Et si c'était le succès surprise de cet été ?
On l'espère : car on avait pas été autant ému par un film français depuis un bail. En relatant la paternité "empêchée" d'un homme, éduquant aux côtés de sa compagne un enfant (Jim) dont le père est parti, avant que le retour inattendu de ce dernier ne bouscule tout au sein du foyer, Le roman de Jim touche une corde sensible tout en évitant mille et uns écueils désastreux.
Lesquels ?
Et bien, vu le pitch, on pouvait s'attendre à un "Mon fils ma bataille" de mauvais aloi, une sorte d'énième quête d'un père contre qui tous se liguent façon Kramer vs Kramer... Il n'en est absolument rien.
A l'écoute de son protagoniste - éblouissant Karim Leklou - mais aussi de tous ceux qui l'entourent, ce mélodrame des frères Larrieu (auteurs d'une oeuvre ovniesque, atypique et insaisissable) donne le la à une vision saine, tendre et empathique de la parentalité.
Et à travers elle, d'une humanité qui écrit chaque jour son nouveau chapitre. Et ce chapitre peut carrément s'envisager comme l'un des grands enjeux des luttes féministes ! On explique.
Si Le Roman de Jim nous touche en plein coeur, c'est par sa justesse.
Notre protagoniste élève un garçon qui très tôt l'appelle "papa" puis se retrouve au bout de près d'une décennie exclu du cercle qu'il a lui-même contribué à bâtir. Sans forcer l'émotion ni l'animosité envers la figure maternelle, les frères Larrieu esquissent les passifs et raisons qui animent chaque personnage, quand bien même l'attachement le plus fort revient à ce père qui doit se contenter... D'être parrain.
Surtout, à travers le regard toujours à vif de Karim Leklou, Le roman de Jim privilégie la sensibilité comme principale musique de son récit. Homme doux, toujours à l'écoute, fuyant le conflit sans pour autant l'ignorer, ce personnage de père, puisqu'il ne l'est pas officiellement, remet en question la notion traditionnelle de parentalité et lui accorde une définition plus contemporaine, fluide, remodelée.

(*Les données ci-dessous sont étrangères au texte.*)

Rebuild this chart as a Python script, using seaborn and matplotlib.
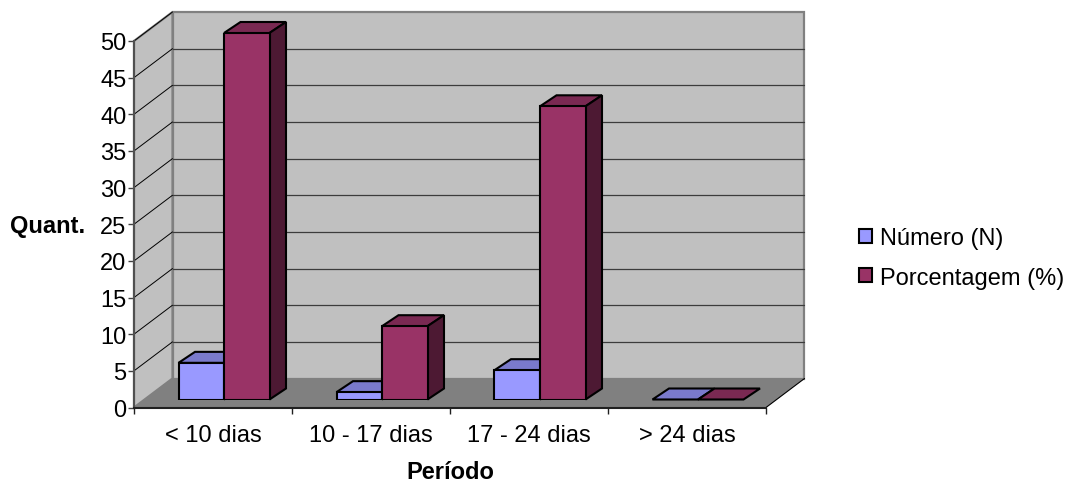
import matplotlib
matplotlib.use('Agg')
import matplotlib.pyplot as plt
from matplotlib.patches import Polygon
import pandas as pd
import seaborn as sns

periodos = ['< 10 dias', '10 - 17 dias', '17 - 24 dias', '> 24 dias']
numero = [5, 1, 4, 0]
porcentagem = [50, 10, 40, 0]
y_ticks = [0, 5, 10, 15, 20, 25, 30, 35, 40, 45, 50]

W, H = 1066, 485
# front plane of the box, in pixels
LEFT, RIGHT, BASE, TOP = 134, 766, 408.5, 42
BOX_DX, BOX_DY = 38.5, 29      # depth of the whole box
BAR_OFF_X, BAR_OFF_Y = 11, 8   # bars start this far into the box
BAR_DX, BAR_DY = 16.5, 11      # depth of one bar

df = pd.DataFrame({
    'periodo': periodos * 2,
    'valor': numero + porcentagem,
    'serie': ['Número (N)'] * 4 + ['Porcentagem (%)'] * 4,
})

sns.set_theme(style='white')
plt.rcParams['font.family'] = ['Liberation Sans', 'DejaVu Sans']
FS = 17

fig = plt.figure(figsize=(W / 100, H / 100), dpi=100, facecolor='white')
pos = [LEFT / W, (H - BASE) / H, (RIGHT - LEFT) / W, (BASE - TOP) / H]
ax = fig.add_axes(pos)
bar_ax = fig.add_axes([pos[0] + BAR_OFF_X / W, pos[1] + BAR_OFF_Y / H, pos[2], pos[3]])
bar_ax.patch.set_alpha(0)

px_x = 4 / (RIGHT - LEFT)
px_y = 50 / (BASE - TOP)
x0, x1 = -0.5, 3.5
bx = BOX_DX * px_x
by = BOX_DY * px_y

for a in (ax, bar_ax):
    a.set_xlim(x0, x1)
    a.set_ylim(0, 50)

# walls and floor
ax.patch.set_alpha(0)
ax.add_patch(Polygon([(x0 + bx, by), (x1 + bx, by), (x1 + bx, 50 + by), (x0 + bx, 50 + by)],
                     fc='#C0C0C0', ec='#808080', lw=1.6, clip_on=False, zorder=1))
ax.add_patch(Polygon([(x0, 0), (x0 + bx, by), (x0 + bx, 50 + by), (x0, 50)],
                     fc='#C0C0C0', ec='#808080', lw=1.6, clip_on=False, zorder=1))
ax.add_patch(Polygon([(x0, 0), (x1, 0), (x1 + bx, by), (x0 + bx, by)],
                     fc='#808080', ec='none', clip_on=False, zorder=1.5))
ax.plot([x1, x1 + bx], [0, by], color='black', lw=0.8, clip_on=False, zorder=2)
for t in y_ticks[1:-1]:
    ax.plot([x0 + bx, x1 + bx], [t + by, t + by], color='#3c3c3c', lw=0.9, clip_on=False, zorder=2)
for t in y_ticks[1:]:
    ax.plot([x0, x0 + bx], [t, t + by], color='black', lw=0.7, clip_on=False, zorder=2)

# bars
sns.barplot(data=df, x='periodo', y='valor', hue='serie', order=periodos,
            palette=['#9999FF', '#993366'], width=91 / 158, gap=0,
            edgecolor='black', linewidth=1.5, saturation=1, legend=True, ax=bar_ax)
tops = ['#7A7ACC', '#7A2952']
sides = ['#4D4D80', '#4D1933']
dx = BAR_DX * px_x
dy = BAR_DY * px_y
for i, container in enumerate(bar_ax.containers):
    for bar in container:
        l, w, h = bar.get_x(), bar.get_width(), bar.get_height()
        r = l + w
        bar.set_zorder(3 + i + 0.5)
        bar_ax.add_patch(Polygon([(l, h), (r, h), (r + dx, h + dy), (l + dx, h + dy)],
                                 fc=tops[i], ec='black', lw=1.5, clip_on=False, zorder=3 + i))
        if h > 0:
            bar_ax.add_patch(Polygon([(r, 0), (r + dx, dy), (r + dx, h + dy), (r, h)],
                                     fc=sides[i], ec='black', lw=1.5, clip_on=False, zorder=3 + i))
bar_ax.set_xlim(x0, x1)
bar_ax.set_ylim(0, 50)
bar_ax.axis('off')

handles, labels = bar_ax.get_legend_handles_labels()
bar_ax.get_legend().remove()
leg = fig.legend(handles, labels, loc='center left', bbox_to_anchor=(852 / W, 1 - 259 / H),
                 frameon=False, fontsize=FS, handlelength=0.55, handleheight=0.55,
                 handletextpad=0.34, labelspacing=0.72, borderpad=0.3, borderaxespad=0)
for t in leg.get_texts():
    t.set_color('black')

# axes
for s in ('top', 'right'):
    ax.spines[s].set_visible(False)
ax.spines['left'].set_color('#505050')
ax.spines['bottom'].set_color('#202020')
ax.spines['left'].set_linewidth(1.5)
ax.spines['bottom'].set_linewidth(1.5)
ax.spines['left'].set_zorder(2.5)
ax.spines['bottom'].set_zorder(2.5)
ax.set_yticks(y_ticks)
ax.set_xticks([x0, 0.5, 1.5, 2.5, x1])
ax.set_xticklabels([])
ax.set_xticks(range(4), periodos, minor=True)
ax.tick_params(axis='x', which='major', bottom=True, length=4.5, width=1, color='#202020')
ax.tick_params(axis='x', which='minor', bottom=False, length=0, labelsize=FS, pad=12, colors='black')
ax.tick_params(axis='y', left=True, length=4.5, width=1, color='#404040', labelsize=FS, pad=1,
               labelcolor='black')
ax.set_xlabel('Período', fontsize=FS, fontweight='bold', color='black')
ax.xaxis.set_label_coords((450.5 - LEFT) / (RIGHT - LEFT), (BASE - 479.5) / (BASE - TOP), transform=ax.transAxes)
ax.xaxis.label.set_va('baseline')
ax.set_ylabel('Quant.', fontsize=FS, fontweight='bold', rotation=0, color='black')
ax.yaxis.set_label_coords((48 - LEFT) / (RIGHT - LEFT), (BASE - 226) / (BASE - TOP), transform=ax.transAxes)
ax.yaxis.label.set_ha('center')
ax.yaxis.label.set_va('center')

fig.savefig('out.png', dpi=100)
plt.close(fig)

Père, pas aux yeux de la société, certes, mais pour le public, et pour Jim, il l'est totalement. Au gré de sa trajectoire il va rencontrer des hommes, et des femmes, compagnes, amis, famille, exs, qui pourraient tout aussi bien aborder ce rôle parental... Ou qui à l'inverse échouent à l'assumer. C'est un discours plein de lucidité et de bouleversements subtils, en sourdine, que le Roman de Jim délivre sur ce sujet primordial.
Primordial, et intensément féministe : car il est question d'éducation des garçons, de nouvelles générations, du couple également, de l'importance de développer des relations saines et sans haine... Il est question d'une masculinité qui ne sombre jamais dans la toxicité, ne se construit pas sur une virilité archétypale, mais sur la communication, la transmission, l'osmose avec ses affects et notamment, l'expression de sa tristesse.
C'est fort, c'est beau, c'est poignant : et c'est à découvrir en salles.